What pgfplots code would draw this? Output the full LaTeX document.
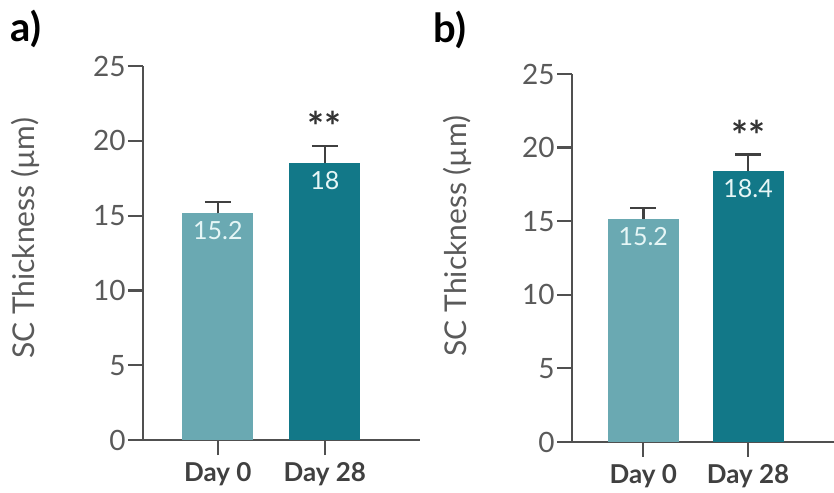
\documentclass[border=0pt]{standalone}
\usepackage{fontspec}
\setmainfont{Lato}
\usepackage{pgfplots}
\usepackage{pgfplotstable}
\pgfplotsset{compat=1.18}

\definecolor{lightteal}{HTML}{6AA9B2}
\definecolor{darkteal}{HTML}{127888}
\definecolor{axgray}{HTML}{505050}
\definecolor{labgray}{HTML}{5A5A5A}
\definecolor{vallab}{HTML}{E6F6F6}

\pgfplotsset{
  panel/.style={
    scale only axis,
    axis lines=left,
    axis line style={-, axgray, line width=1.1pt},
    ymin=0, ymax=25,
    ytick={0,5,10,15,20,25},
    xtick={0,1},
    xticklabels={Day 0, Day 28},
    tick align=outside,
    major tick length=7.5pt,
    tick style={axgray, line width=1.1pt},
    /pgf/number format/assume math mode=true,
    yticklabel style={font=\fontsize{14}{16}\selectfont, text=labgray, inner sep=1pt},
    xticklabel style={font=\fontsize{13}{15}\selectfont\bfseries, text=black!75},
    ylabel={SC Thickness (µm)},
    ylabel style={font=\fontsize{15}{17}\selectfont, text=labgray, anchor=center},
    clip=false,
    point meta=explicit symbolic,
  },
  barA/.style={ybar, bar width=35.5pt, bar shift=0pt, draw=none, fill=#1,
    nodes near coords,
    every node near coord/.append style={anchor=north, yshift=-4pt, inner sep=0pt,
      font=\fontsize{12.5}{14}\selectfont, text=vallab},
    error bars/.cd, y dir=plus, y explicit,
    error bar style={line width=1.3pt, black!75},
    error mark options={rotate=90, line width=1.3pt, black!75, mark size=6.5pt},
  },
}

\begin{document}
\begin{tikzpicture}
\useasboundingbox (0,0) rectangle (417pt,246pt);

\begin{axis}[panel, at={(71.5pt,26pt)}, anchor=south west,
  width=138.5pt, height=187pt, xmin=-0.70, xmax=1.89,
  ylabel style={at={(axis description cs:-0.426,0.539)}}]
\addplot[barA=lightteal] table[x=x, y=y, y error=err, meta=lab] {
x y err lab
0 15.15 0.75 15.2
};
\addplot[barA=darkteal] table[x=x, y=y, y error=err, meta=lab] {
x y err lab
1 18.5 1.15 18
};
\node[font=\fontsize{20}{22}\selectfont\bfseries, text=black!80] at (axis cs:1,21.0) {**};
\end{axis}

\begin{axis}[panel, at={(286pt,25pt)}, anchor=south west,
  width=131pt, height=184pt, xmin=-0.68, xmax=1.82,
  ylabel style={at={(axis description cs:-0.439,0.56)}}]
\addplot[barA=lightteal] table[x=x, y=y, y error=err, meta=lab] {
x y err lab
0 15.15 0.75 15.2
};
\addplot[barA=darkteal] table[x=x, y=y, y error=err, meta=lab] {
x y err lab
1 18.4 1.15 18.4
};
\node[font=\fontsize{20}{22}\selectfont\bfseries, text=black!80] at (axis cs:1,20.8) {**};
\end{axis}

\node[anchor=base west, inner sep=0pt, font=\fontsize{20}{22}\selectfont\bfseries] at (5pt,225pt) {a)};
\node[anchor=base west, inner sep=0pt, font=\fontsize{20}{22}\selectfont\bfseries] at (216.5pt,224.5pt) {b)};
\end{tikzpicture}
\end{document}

What is required:
Copy the material exactly. Do not include the pictures.

Final answer:
What pgfplots code would draw this? Output the full LaTeX document.
\documentclass[border=0pt]{standalone}
\usepackage{fontspec}
\setmainfont{Lato}
\usepackage{pgfplots}
\usepackage{pgfplotstable}
\pgfplotsset{compat=1.18}

\definecolor{lightteal}{HTML}{6AA9B2}
\definecolor{darkteal}{HTML}{127888}
\definecolor{axgray}{HTML}{505050}
\definecolor{labgray}{HTML}{5A5A5A}
\definecolor{vallab}{HTML}{E6F6F6}

\pgfplotsset{
  panel/.style={
    scale only axis,
    axis lines=left,
    axis line style={-, axgray, line width=1.1pt},
    ymin=0, ymax=25,
    ytick={0,5,10,15,20,25},
    xtick={0,1},
    xticklabels={Day 0, Day 28},
    tick align=outside,
    major tick length=7.5pt,
    tick style={axgray, line width=1.1pt},
    /pgf/number format/assume math mode=true,
    yticklabel style={font=\fontsize{14}{16}\selectfont, text=labgray, inner sep=1pt},
    xticklabel style={font=\fontsize{13}{15}\selectfont\bfseries, text=black!75},
    ylabel={SC Thickness (µm)},
    ylabel style={font=\fontsize{15}{17}\selectfont, text=labgray, anchor=center},
    clip=false,
    point meta=explicit symbolic,
  },
  barA/.style={ybar, bar width=35.5pt, bar shift=0pt, draw=none, fill=#1,
    nodes near coords,
    every node near coord/.append style={anchor=north, yshift=-4pt, inner sep=0pt,
      font=\fontsize{12.5}{14}\selectfont, text=vallab},
    error bars/.cd, y dir=plus, y explicit,
    error bar style={line width=1.3pt, black!75},
    error mark options={rotate=90, line width=1.3pt, black!75, mark size=6.5pt},
  },
}

\begin{document}
\begin{tikzpicture}
\useasboundingbox (0,0) rectangle (417pt,246pt);

\begin{axis}[panel, at={(71.5pt,26pt)}, anchor=south west,
  width=138.5pt, height=187pt, xmin=-0.70, xmax=1.89,
  ylabel style={at={(axis description cs:-0.426,0.539)}}]
\addplot[barA=lightteal] table[x=x, y=y, y error=err, meta=lab] {
x y err lab
0 15.15 0.75 15.2
};
\addplot[barA=darkteal] table[x=x, y=y, y error=err, meta=lab] {
x y err lab
1 18.5 1.15 18
};
\node[font=\fontsize{20}{22}\selectfont\bfseries, text=black!80] at (axis cs:1,21.0) {**};
\end{axis}

\begin{axis}[panel, at={(286pt,25pt)}, anchor=south west,
  width=131pt, height=184pt, xmin=-0.68, xmax=1.82,
  ylabel style={at={(axis description cs:-0.439,0.56)}}]
\addplot[barA=lightteal] table[x=x, y=y, y error=err, meta=lab] {
x y err lab
0 15.15 0.75 15.2
};
\addplot[barA=darkteal] table[x=x, y=y, y error=err, meta=lab] {
x y err lab
1 18.4 1.15 18.4
};
\node[font=\fontsize{20}{22}\selectfont\bfseries, text=black!80] at (axis cs:1,20.8) {**};
\end{axis}

\node[anchor=base west, inner sep=0pt, font=\fontsize{20}{22}\selectfont\bfseries] at (5pt,225pt) {a)};
\node[anchor=base west, inner sep=0pt, font=\fontsize{20}{22}\selectfont\bfseries] at (216.5pt,224.5pt) {b)};
\end{tikzpicture}
\end{document}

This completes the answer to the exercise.